At the time of Namaz-e-Zuhr, a young man started Azaan and was shot dead by the Dogra soldiers. Another took his place and he too was martyred by the troops. Thus, 22 youth sacrificed their lives till the completion of Azaan.
The APHC said that the sacred blood of these martyrs ignited the candle of freedom in Jammu and Kashmir against the tyranny and subjugation of the Dogra rulers.
The leadership urged the OIC Secretary General and the UN chief António Guterres, to save the innocent Kashmiris from trigger-happy Indian forces by resolving the Kashmir dispute in its historical perspective.

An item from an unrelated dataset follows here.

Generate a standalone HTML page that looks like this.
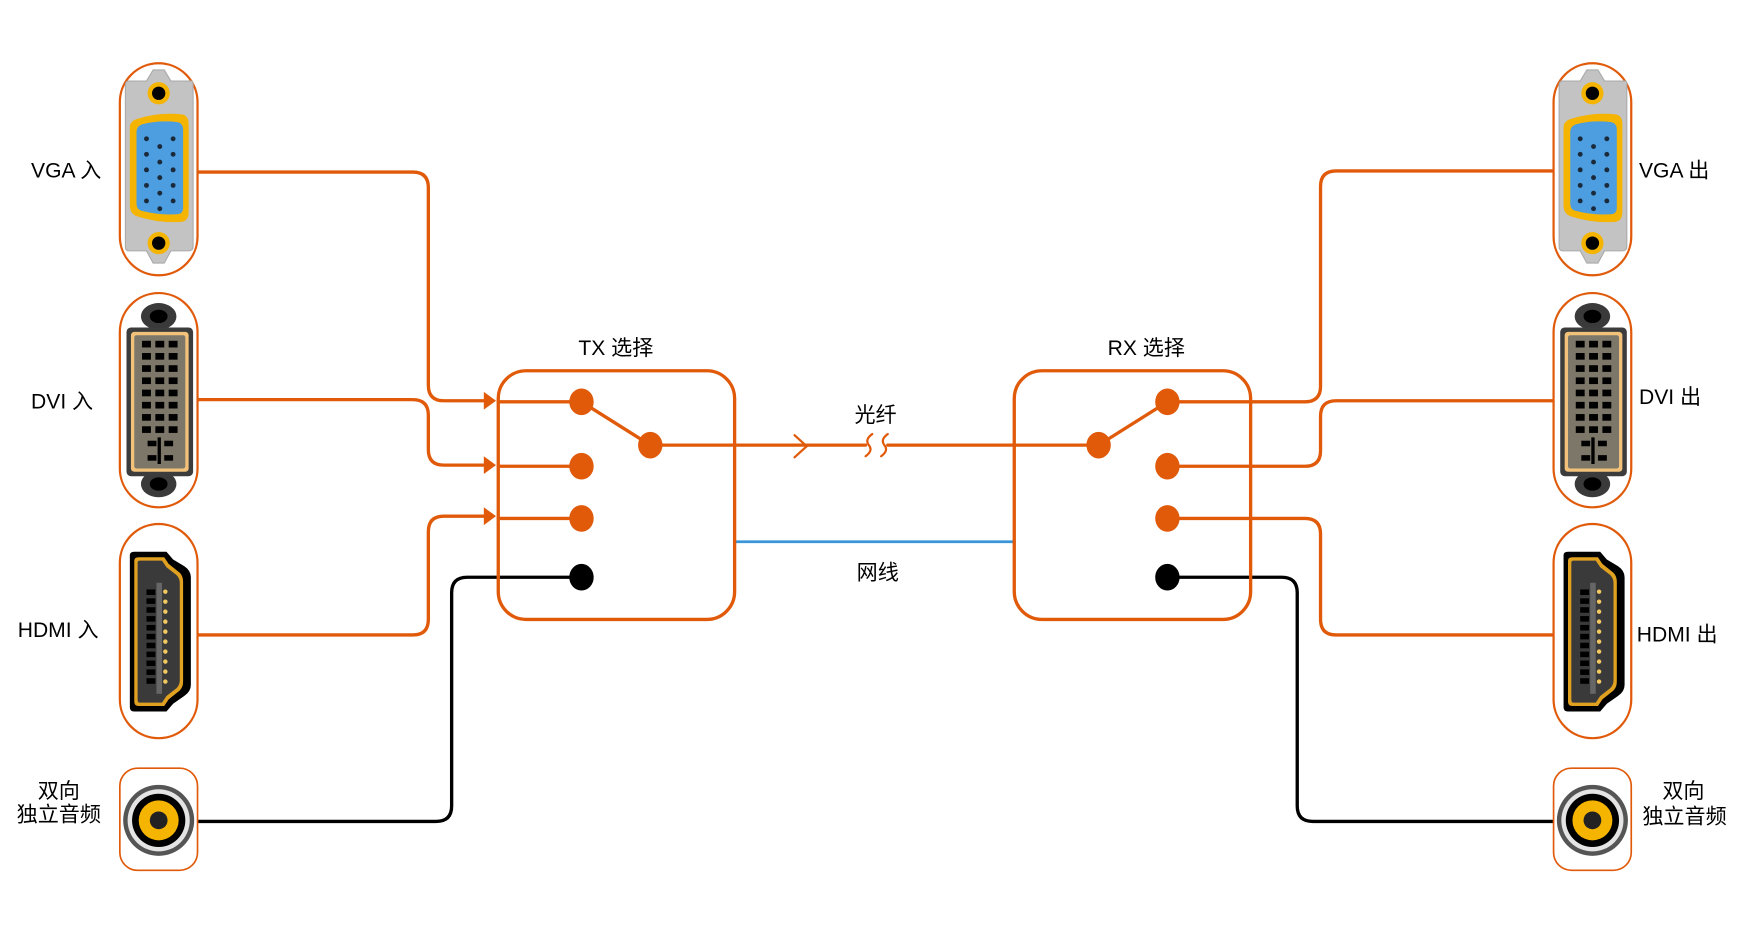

Meanwhile, illegally detained senior APHC leader Nayeem Ahmad Khan and other Hurriyat leaders including Abdul Ahad Parra, Firdous Ahmad Shah, Syed Bashir Andrabi, Zamrooda Habib, Yasmeen Raja, Ghulam Muhammad Khan Sopori and APHC-AJK Convener Mehmood Ahmad Saghar in their statements paying glowing tributes to the July 1931 martyrs, said that the unprecedented sacrifices rendered by the people of Kashmir for the freedom cause would not be allowed go waste.
They said: “As per the UN resolutions Pakistan is a key stakeholder in the Kashmir dispute and it is naïve to think that any conflict resolution process can yield results without the proper involvement of key stakeholders”. The leaders said that Kashmir was neither a regional, nor a boundary issue, it was an issue which involves the political future of the Kashmiris.